D. Fraudulent Concealment is Pled with Sufficient
Particularity
Fraud
based on concealment requires that “(1) the defendant must have concealed or
suppressed a material fact, (2) the defendant must have been under a duty to
disclose the fact to the plaintiff, (3) the defendant must have intentionally
concealed or suppressed the fact with the intent to defraud the plaintiff, (4)
the plaintiff must have been unaware of the fact and would not have acted as he
did if he had known of the concealed or suppressed fact, and (5) as a result of
the concealment or suppression of the fact, the plaintiff must have sustained
damage.” (Bigler-Engler v. Breg, Inc. (2017) 7 Cal.App.5th 276,
310-311.) Less specificity is required to plead fraud by
concealment. (Ibid.) “Even under the strict rules of common
law pleading, one of the canons was that less particularity is required when
the facts lie more in the knowledge of the opposite party.” (Alfaro v.

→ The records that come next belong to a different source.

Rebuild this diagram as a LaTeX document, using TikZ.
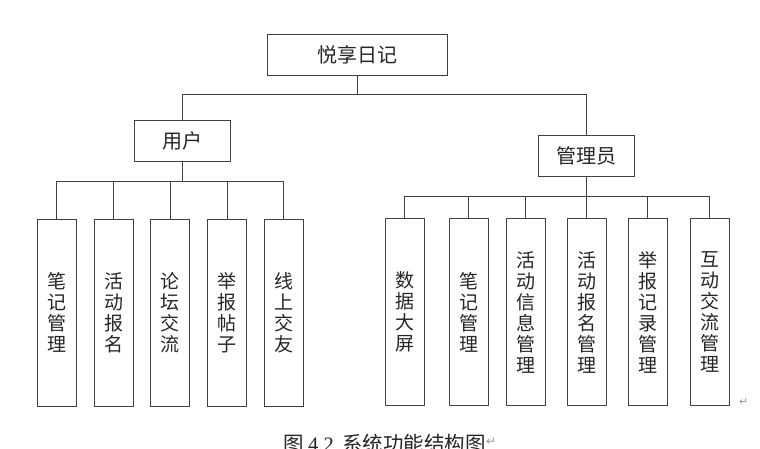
\documentclass[tikz,border=0pt]{standalone}
\usepackage{fontspec}
\setmainfont{Noto Sans CJK SC}
\newfontfamily\latinserif{Liberation Serif}
\newfontfamily\symfont{DejaVu Sans}
\begin{document}
\begin{tikzpicture}[x=1pt,y=-1pt,
  box/.style={draw=black!75,line width=0.9pt,rectangle,inner sep=0pt,
    font=\fontsize{19}{21}\selectfont,text=black!85},
  head/.style={box,minimum height=41pt,font=\fontsize{20}{21}\selectfont},
  leaf/.style={box,minimum width=39pt,minimum height=187pt,align=center},
  conn/.style={draw=black!75,line width=0.9pt},
  pmark/.style={text=black!40,font=\symfont\fontsize{11}{11}\selectfont,inner sep=0pt}]
\useasboundingbox[fill=white] (0,0) rectangle (760,448);
% head nodes
\node[head,minimum width=180pt] (top) at (357,54.5) {悦享日记};
\node[head,minimum width=96pt] (user) at (182,141) {用户};
\node[head,minimum width=96pt] (admin) at (586,155.5) {管理员};
% user leaves
\node[leaf] (u1) at (56.5,312.5) {笔\\记\\管\\理};
\node[leaf] (u2) at (113.5,312.5) {活\\动\\报\\名};
\node[leaf] (u3) at (170,312.5) {论\\坛\\交\\流};
\node[leaf] (u4) at (227,312.5) {举\\报\\帖\\子};
\node[leaf] (u5) at (283.5,312.5) {线\\上\\交\\友};
% admin leaves
\node[leaf] (a1) at (404.5,312) {数\\据\\大\\屏};
\node[leaf] (a2) at (468.5,312) {笔\\记\\管\\理};
\node[leaf] (a3) at (525.5,312) {活\\动\\信\\息\\管\\理};
\node[leaf] (a4) at (586.5,312) {活\\动\\报\\名\\管\\理};
\node[leaf] (a5) at (647.5,312) {举\\报\\记\\录\\管\\理};
\node[leaf] (a6) at (709.5,312) {互\\动\\交\\流\\管\\理};
% bus coordinates
\coordinate (b0) at (357,94);
\coordinate (b1) at (182,181);
\coordinate (b2) at (586,196);
% connectors
\draw[conn] (top.south) -- (b0);
\draw[conn] (user.north) |- (b0);
\draw[conn] (admin.north) |- (b0);
\draw[conn] (user.south) -- (b1);
\foreach \c in {u1,u2,u3,u4,u5} \draw[conn] (\c.north) |- (b1);
\draw[conn] (admin.south) -- (b2);
\foreach \c in {a1,a2,a3,a4,a5,a6} \draw[conn] (\c.north) |- (b2);
% paragraph mark and caption
\node[pmark,anchor=south west] (pm1) at (739,406) {↵};
\node[anchor=base west,inner sep=0pt,text=black!85,font=\fontsize{20.5}{22}\selectfont] (cap) at (283,451)
  {图\hspace{4.5pt}{\latinserif 4.2}\hspace{8.5pt}系统功能结构图};
\node[pmark,anchor=base west,font=\symfont\fontsize{12}{12}\selectfont] (pm2) at ([yshift=6pt]cap.base east) {↵};
\end{tikzpicture}
\end{document}
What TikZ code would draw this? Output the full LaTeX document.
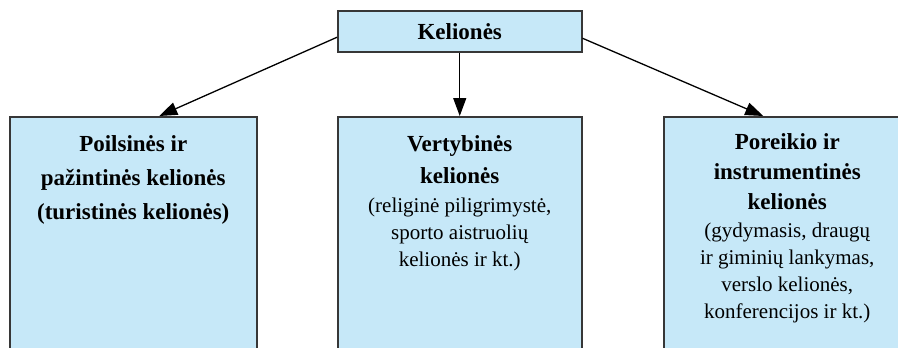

Community Housing Improvement System & Planning Assn., Inc. (2009) 171
Cal.App.4th 1256, 1384.)
Plaintiff
alleges Defendant knew since at least 2014 that the Hydra-Matic 8L90
transmission had defects that could result in various problems, including harsh
shifts, jerking, and lurching when driving. (FAC ¶¶ 19-20, 22.)
These defects allegedly expose Plaintiff, his passengers, and others on the
road to a serious risk of accident and injury. (Id. at ¶ 135.)
Plaintiff did not know about these defects and problems, and Defendant did not
disclose the defects when Plaintiff purchased the vehicle. (Id. at
¶ 136.) Further, Plaintiff alleges that every time he presented the
vehicle for repairs, it was represented that the issues were fixable. (FAC ¶
142.)
These
allegations are specific enough to allege the information that was concealed,
and the danger the defect posed. (See Jones v. ConocoPhillips Co.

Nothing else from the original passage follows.